Author well-credentialed

May 27, 2007

By Russell Stigall

Frontiersman

MAT-SU - Opponents of Matanuska Electric Association's plan to build power plants in the Valley say the cooperative has some questions to answer about the proposal.

MEA, on the other hand, has been disinclined to answer questions about the plan.

Board of directors president Lee Jordan, at the May 14 board meeting, offered a

possible explanation.

&#8220The people who question what we're doing … I question their credentials. I don't see the degrees after their names, the initials after their names,” he said.

MEA Ratepayers Alliance and Utility Watch, two MEA opposition groups, rolled out a report last week they say should be taken seriously. Written by utility consultant Mark Foster, of Mark A. Foster and Associates, the report questions MEA's financial and environmental assertions about the coal-fired power plant the co-op hopes to build.

Foster said he has found holes in MEA's plans that could result in millions of

dollars of extra costs to MEA member-owners.

But who is Mark Foster, and why should he be taken seriously?

Foster earned the letters after his name from the civil engineering department at Stanford University. APUC is another set of initials pertinent to Foster. He served three years on the Alaska Public Utilities Commission, the precursor to the Regulatory Commission of Alaska.

Foster was born in Fairbanks, part of a long line of Alaskans. His grandfather was a miner in the Brooks Range.

While earning his engineering degree at Stanford, Foster wrote a thesis on the economics of the Susitna Hydroelectric Project.

After graduation, he returned to Alaska and has since considered it home.

Foster worked for the city of Fairbanks as a municipal engineer at the Chena Five coal power plant. While at Chena, Foster helped create a life-extension plan and a $5 million revenue bond for coal-handling and ash-handling improvements for the old coal burner.

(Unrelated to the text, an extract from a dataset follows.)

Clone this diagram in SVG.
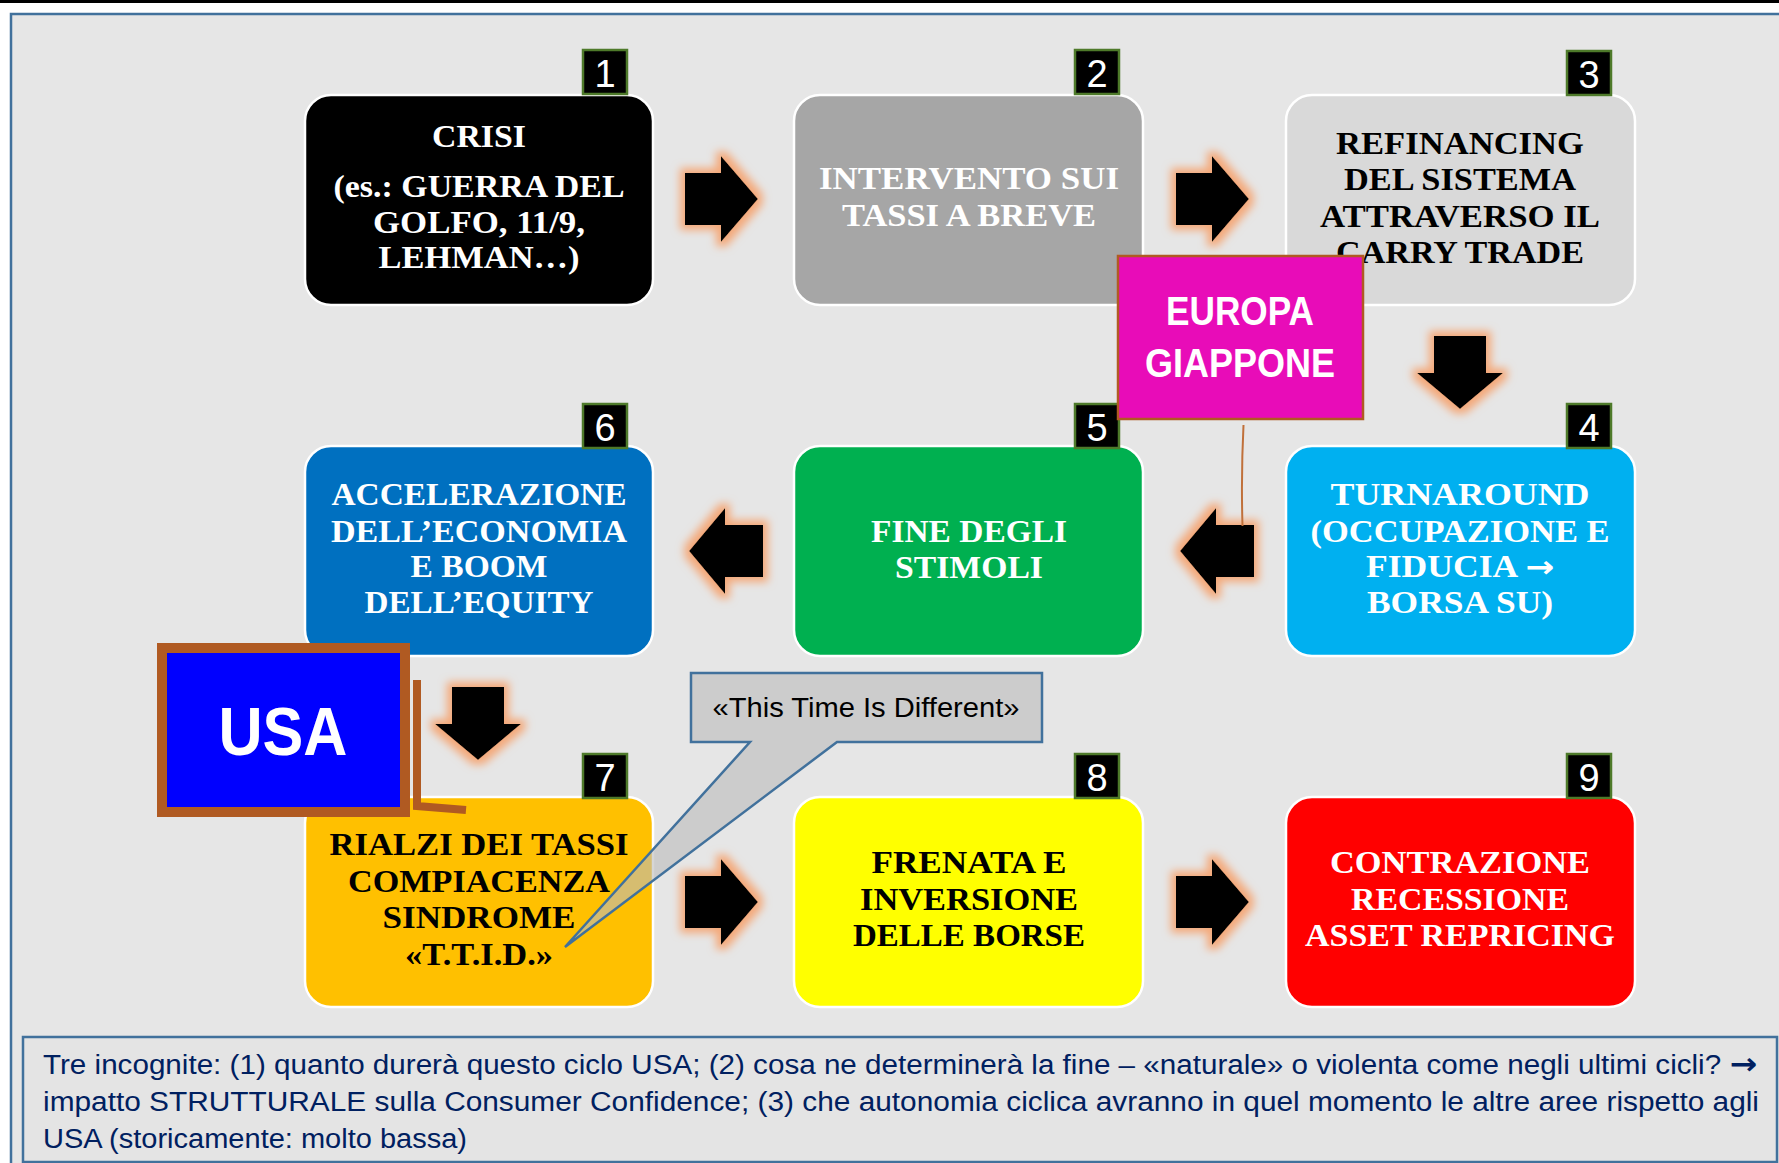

He served on the Alaska Public Utilities Commission from 1990 to 1993.

After retiring from the commission, Foster started Mark A. Foster and Associates. Since then, Foster has worked with the Alaska Energy Authority on an economic analysis of coal-bed methane, worked with the Railbelt Independent Power Producers on market analysis, made an assessment of the potential of end-use efficiency and renewable energy in the Railbelt for the National Wildlife Federation, made project cost benchmarks for the Denali Commission and made cost benchmarks for the state of Alaska legislative budget and audit transportation project.

Foster worked with Northern Economics as the primary author of the Rural Energy Plan for the Alaska Energy Authority.

He is currently on the board of Alaska Power and Telephone. AP and T has both telephone and hydroelectric projects in Southeast Alaska and in Guatemala.

Foster has also done work for the

United Nations in renewable energy

and information and communications technology.